The fixed exchange rate, therefore, has been a mixed blessing. Many countries do not adopt it, either because they do not have the economic fundamentals that China has had, or because the financial costs are too high to bear. On balance, China benefited from its fixed exchange rate between 2001 and 2010, mostly because its industry expanded with an extraordinary speed in this period.

Today, the country is on its way to rebalancing. Export growth has dropped dramatically. In the first half of 2015, export barely grew. After 15 years of expansion, the industrial sector has slowed down and its shares in the national GDP and employment have begun to decline. That is, China is losing its economic fundamentals that support the success of the fixed exchange rate.

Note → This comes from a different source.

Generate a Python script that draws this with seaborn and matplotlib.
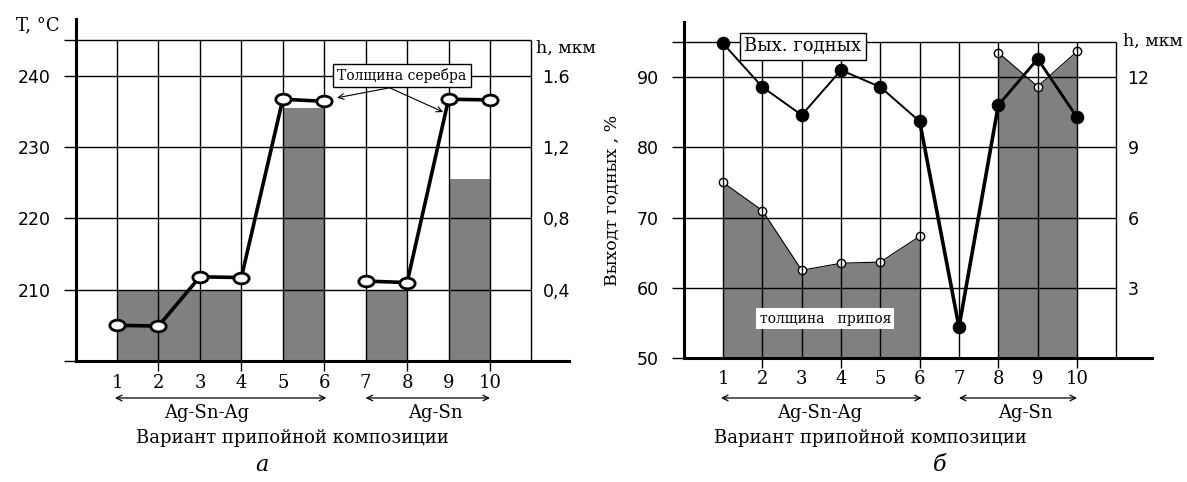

It is thus no longer a wise strategy for China to pursue. In fact, the PBOC’s devaluation on August 11 was seen by some as a move to correct the renminbi’s misalignment with the US dollar, which has dragged down China’s exports. The peg has forced the renminbi to appreciate together with the dollar against most other currencies. Another consideration is probably the renminbi’s bid to join the International Monetary Fund’s Special Drawing Rights basket of elite currencies in this round of the IMF’s five-year review. A more flexible exchange rate regime will definitely help that bid. There is no better moment than now for China to delink the renminbi from the dollar.